* **RECORDED INFORMATION**:

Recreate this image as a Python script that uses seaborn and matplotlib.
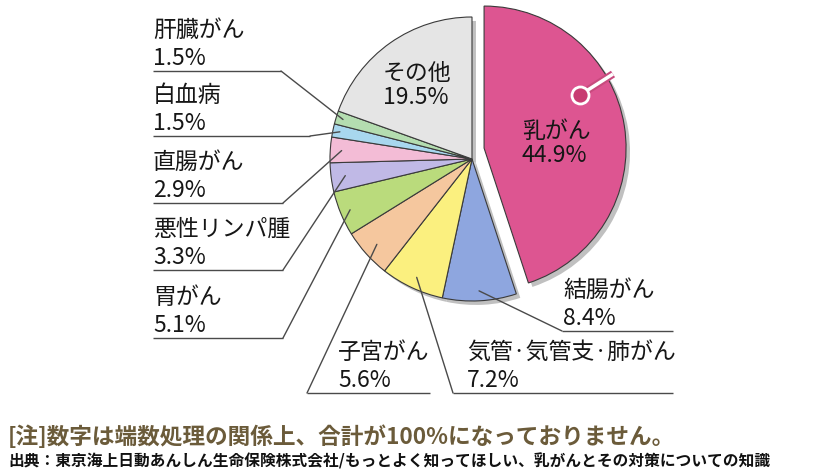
import numpy as np
import matplotlib
matplotlib.use("Agg")
import matplotlib.pyplot as plt
import seaborn as sns

# ---- data ----
labels = ['乳がん', '結腸がん', '気管·気管支·肺がん', '子宮がん', '胃がん',
          '悪性リンパ腫', '直腸がん', '白血病', '肝臓がん', 'その他']
values = [44.9, 8.4, 7.2, 5.6, 5.1, 3.3, 2.9, 1.5, 1.5, 19.5]
pct_text = ['44.9%', '8.4%', '7.2%', '5.6%', '5.1%', '3.3%', '2.9%', '1.5%', '1.5%', '19.5%']
colors = ['#DD5591', '#8EA6DF', '#FBF07F', '#F5C79E', '#BADB7C',
          '#C0B9E6', '#F3BCD6', '#A8D7EE', '#B4DDB0', '#E5E5E5']
note = '[注]数字は端数処理の関係上、合計が100%になっておりません。'
source = '出典：東京海上日動あんしん生命保険株式会社/もっとよく知ってほしい、乳がんとその対策についての知識'

sns.set_theme(style='white')
plt.rcParams['font.family'] = ['Noto Sans CJK JP', 'DejaVu Sans']

W, H = 816, 472
fig = plt.figure(figsize=(W / 100, H / 100), dpi=100)
fig.patch.set_facecolor('white')

# pie axes: centre (472,159), radius 142 px
cx, cy, R = 472, 159, 142
ax = fig.add_axes([(cx - R) / W, (H - cy - R) / H, 2 * R / W, 2 * R / H])
wedges, _ = ax.pie(values, colors=colors, startangle=90, counterclock=False,
                   wedgeprops=dict(edgecolor='#3a3a3a', linewidth=0.8),
                   shadow=dict(ox=0.02, oy=-0.02, facecolor='#b5b5b5',
                               edgecolor='none', alpha=0.85))
# pull the breast-cancer slice out (up and to the right)
pull = (0.085, 0.077)
wedges[0].set_center(pull)
ax.set_xlim(-1, 1)
ax.set_ylim(-1, 1)
ax.set_aspect('equal')
for s in ax.spines.values():
    s.set_visible(False)
ax.patch.set_alpha(0)

# overlay axes in pixel coordinates
ov = fig.add_axes([0, 0, 1, 1], zorder=5)
ov.set_xlim(0, W)
ov.set_ylim(H, 0)
ov.axis('off')
ov.patch.set_alpha(0)

to_px = ax.transData + ov.transData.inverted()

def wedge_point(i, r):
    w = wedges[i]
    th = np.deg2rad((w.theta1 + w.theta2) / 2)
    c = w.center
    return to_px.transform((c[0] + r * np.cos(th), c[1] + r * np.sin(th)))

fs = 16.5
tc = '#161616'
lc = '#4a4a4a'
# external labels: (index, text x, underline y, line x0, line x1, connect side, radius)
ext = [
    (8, 153, 71, 153, 281, 'right', 0.95),
    (7, 153, 136, 153, 310, 'right', 0.95),
    (6, 153, 203, 153, 283, 'right', 0.92),
    (5, 153, 270, 153, 283, 'right', 0.9),
    (4, 153, 338, 153, 283, 'right', 0.93),
    (3, 338, 393, 307, 430, 'left', 0.9),
    (2, 467, 393, 453, 673, 'left', 0.92),
    (1, 563, 331, 562, 673, 'left', 0.93),
]
for i, tx, uy, x0, x1, side, r in ext:
    px, py = wedge_point(i, r)
    ex = x1 if side == 'right' else x0
    ov.plot([x0, x1], [uy, uy], color=lc, lw=1.0, solid_capstyle='butt')
    ov.plot([ex, px], [uy, py], color=lc, lw=1.0)
    ov.text(tx, uy - 34, labels[i], fontsize=fs, color=tc, va='baseline', ha='left')
    ov.text(tx, uy - 6, pct_text[i], fontsize=fs, color=tc, va='baseline', ha='left')

# in-pie labels
ov.text(383, 73, labels[9], fontsize=fs, color=tc, va='center', ha='left')
ov.text(383, 97, pct_text[9], fontsize=fs, color=tc, va='center', ha='left')
ov.text(522, 131, labels[0], fontsize=fs, color=tc, va='center', ha='left')
ov.text(522, 155, pct_text[0], fontsize=fs, color=tc, va='center', ha='left')

# pin marker on breast slice
ov.plot([580, 613], [95, 74], color='#C84A7E', lw=5.5, solid_capstyle='butt', zorder=6)
ov.plot([580, 613], [95, 74], color='white', lw=2.5, solid_capstyle='butt', zorder=6)
ov.scatter([580], [95], s=150, color='#C83C72', edgecolor='white', linewidth=2, zorder=7)

# notes
fig.text(8 / W, 1 - 437 / H, note, fontsize=16.3, fontweight='bold', color='#6B5B3A',
         va='center', ha='left')
fig.text(8 / W, 1 - 461 / H, source, fontsize=11.3, fontweight='bold', color='#111111',
         va='center', ha='left')

fig.savefig('out.png', dpi=100, facecolor='white')
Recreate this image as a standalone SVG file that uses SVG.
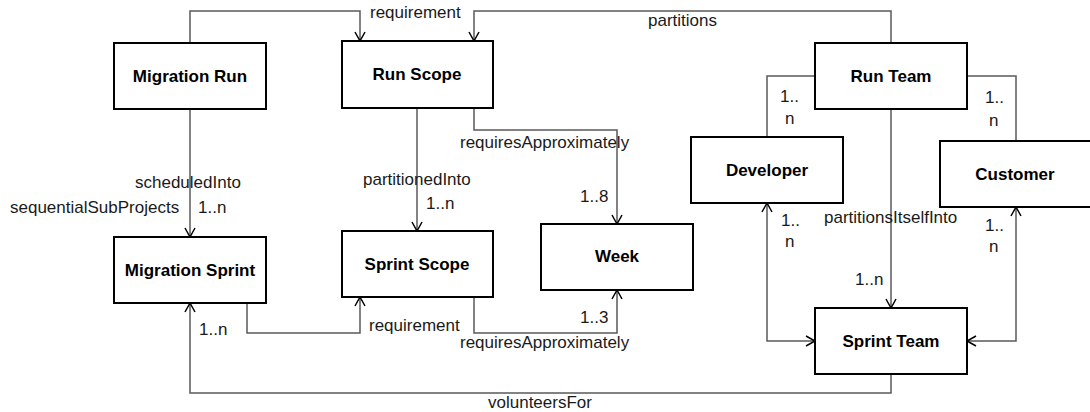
<svg xmlns="http://www.w3.org/2000/svg" width="1090" height="412" viewBox="0 0 1090 412">
<style>
.box{fill:#fff;stroke:#000;stroke-width:2}
.nl{font-family:"Liberation Sans",Arial,sans-serif;font-size:17px;font-weight:bold;fill:#000;text-anchor:middle}
.el{font-family:"Liberation Sans",Arial,sans-serif;font-size:17px;fill:#1a1a1a}
.c{fill:none;stroke:#5a5a5a;stroke-width:1.5}
</style>
<defs>
<marker id="arr" markerUnits="userSpaceOnUse" markerWidth="12" markerHeight="12" refX="10" refY="6" orient="auto-start-reverse" viewBox="0 0 12 12">
<path d="M1,1 L10,6 L1,11" fill="none" stroke="#000" stroke-width="1.5"/>
</marker>
</defs>
<rect width="1090" height="412" fill="#fff"/>
<g id="connectors">
<path class="c" d="M190,43 V11 H360 V41" marker-end="url(#arr)"/>
<path class="c" d="M891,43 V11 H474 V41" marker-end="url(#arr)"/>
<path class="c" d="M190,109 V237" marker-end="url(#arr)"/>
<path class="c" d="M417,108 V231" marker-end="url(#arr)"/>
<path class="c" d="M474,108 V130 H617 V224" marker-end="url(#arr)"/>
<path class="c" d="M247,303 V333 H360 V297" marker-end="url(#arr)"/>
<path class="c" d="M474,297 V333 H617 V290" marker-end="url(#arr)"/>
<path class="c" d="M815,76 H767 V137"/>
<path class="c" d="M967,76 H1016 V141"/>
<path class="c" d="M891,109 V308" marker-end="url(#arr)"/>
<path class="c" d="M767,203 V341 H815" marker-start="url(#arr)" marker-end="url(#arr)"/>
<path class="c" d="M1016,207 V341 H967" marker-start="url(#arr)" marker-end="url(#arr)"/>
<path class="c" d="M891,374 V393 H190 V303" marker-end="url(#arr)"/>
<text class="el" x="370" y="18">requirement</text>
<text class="el" x="648" y="26">partitions</text>
<text class="el" x="135" y="188">scheduledInto</text>
<text class="el" x="10" y="213">sequentialSubProjects</text>
<text class="el" x="198" y="213">1..n</text>
<text class="el" x="363" y="185">partitionedInto</text>
<text class="el" x="426" y="209">1..n</text>
<text class="el" x="460" y="148">requiresApproximately</text>
<text class="el" x="580" y="202">1..8</text>
<text class="el" x="780" y="102">1..</text>
<text class="el" x="785" y="124">n</text>
<text class="el" x="985" y="103">1..</text>
<text class="el" x="989" y="126">n</text>
<text class="el" x="824" y="223">partitionsItselfInto</text>
<text class="el" x="781" y="226">1..</text>
<text class="el" x="785" y="247">n</text>
<text class="el" x="985" y="231">1..</text>
<text class="el" x="989" y="252">n</text>
<text class="el" x="855" y="285">1..n</text>
<text class="el" x="199" y="335">1..n</text>
<text class="el" x="369" y="331">requirement</text>
<text class="el" x="580" y="323">1..3</text>
<text class="el" x="460" y="348">requiresApproximately</text>
<text class="el" x="488" y="408">volunteersFor</text>
</g>
<g id="migration-run"><rect class="box" x="114" y="43" width="152" height="66"/><text class="nl" x="190" y="82">Migration Run</text></g>
<g id="run-scope"><rect class="box" x="342" y="41" width="151" height="67"/><text class="nl" x="417" y="80">Run Scope</text></g>
<g id="run-team"><rect class="box" x="815" y="43" width="152" height="66"/><text class="nl" x="891" y="82">Run Team</text></g>
<g id="developer"><rect class="box" x="691" y="137" width="152" height="66"/><text class="nl" x="767" y="176">Developer</text></g>
<g id="customer"><rect class="box" x="940" y="141" width="152" height="66"/><text class="nl" x="1015" y="180">Customer</text></g>
<g id="migration-sprint"><rect class="box" x="114" y="237" width="152" height="66"/><text class="nl" x="190" y="276">Migration Sprint</text></g>
<g id="sprint-scope"><rect class="box" x="342" y="231" width="151" height="66"/><text class="nl" x="417" y="270">Sprint Scope</text></g>
<g id="week"><rect class="box" x="541" y="224" width="152" height="66"/><text class="nl" x="617" y="262">Week</text></g>
<g id="sprint-team"><rect class="box" x="815" y="308" width="152" height="66"/><text class="nl" x="891" y="347">Sprint Team</text></g>
</svg>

* **WHAT IS NEEDED**: Take the lines from the first line of the entries through the line with "import seaborn as sns", inclusive, and give them again exactly, minus any pictures.

* **EXPECTED ANSWER**:
Recreate this image as a Python script that uses seaborn and matplotlib.
import numpy as np
import matplotlib
matplotlib.use("Agg")
import matplotlib.pyplot as plt
import seaborn as sns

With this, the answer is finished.